Ayres: It's not as crazy as it sounds because it helps people better diversify risk across time. It would be really crazy if you only invested in the stock market one year of your life, because that could be a really bad year. That could be 2008. People do have the right intuition — that it's better to spread exposure to the stock market over time. The problem is, having just a few thousand dollars in the market in your 20s doesn't give you very much diversification across time when you have hundreds of thousands or millions of dollars in the stock market in your late 50s and 60s.
Nalebuff: Another way of saying it is, we believe in stocks for the long run, but most people, when they have lots of stocks, don't have the long run, and when they have the long run, don't have lots of stocks. People seriously underinvest in the market for the first 25 years of their working life.

But when you're 22 years old, you just don't have the cash.
Nalebuff: You don't have money, so the only way to have more exposure to the market is to employ a little leverage. It may be leverage, but it's not on a lot of money, and it's also not a lot of leverage. Unlike a house, which you might buy on 10-to-1 leverage or 20-to-1 leverage, here we're only talking about 2-to-1.

Do you have numbers to back up that this actually turns out better for people?
Ayres: Running the numbers on more than 130 years of stock data, we find that this reduces lifetime risk by about 20%, where risk is measured by standard deviation. Not only that, it beats traditional strategies in every historical 45-year span — basically every working life. Secondly, it would have worked in other countries. We've looked at stock data from the Nikkei and the FTSE. Thirdly, it works in Monte Carlo simulations, where we make different assumptions — that the market might be riskier, that the market might not be as beneficent as it has been in the past.
Nalebuff: It's not just good luck. Theory tells us that diversification reduces risk. You know you should buy mutual funds to have lots of different stocks, to not put all your eggs in one basket. Stocks are not perfectly correlated, and so you get lower risk by having a large basket. Well, returns across time are even less correlated than returns across stocks. So if you think of each year as a different asset, you would like to spread your investment out across multiple years. You expose the same amount of money to stocks, but you reduce risk because you spread that stock exposure more evenly across more years.

If you're using leverage, how can risk go down?
Nalebuff: The increased market exposure when young allows you to have less exposure later on. And while the total market exposure is the same, it's better spread out. Therefore, it has less risk.
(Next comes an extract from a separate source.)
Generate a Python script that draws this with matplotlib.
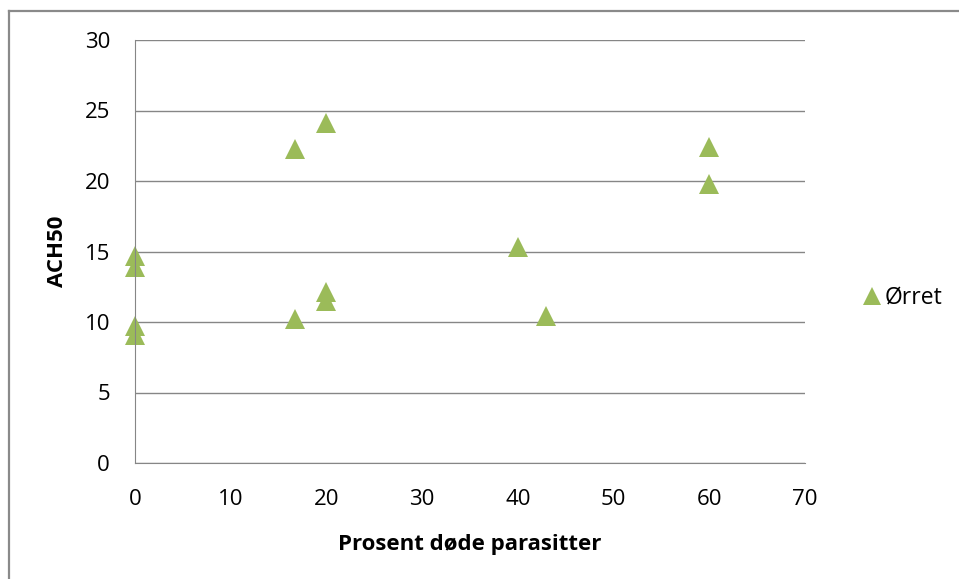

Do people wind up with more money even for time periods like the Great Depression and our more recent financial turmoil?
Ayres: There is this beautiful chart that shows year by year how our strategy works against two traditional strategies — investing every year of your life in 75% stocks and 25% bonds, and a target-date fund that ramps you down from 90% stock when you're young to 50% stock when you're old. The cohort that retires just after each crash still winds up with more money than in either of the traditional strategies.
Nalebuff: The place where we do the worst most recently is people retiring in the early 2000s. We had them investing less in their final years, so they missed some of the run-up. If you invest more when you're young and less when you're old, and there's a great run at the end, you won't get the same benefit of that.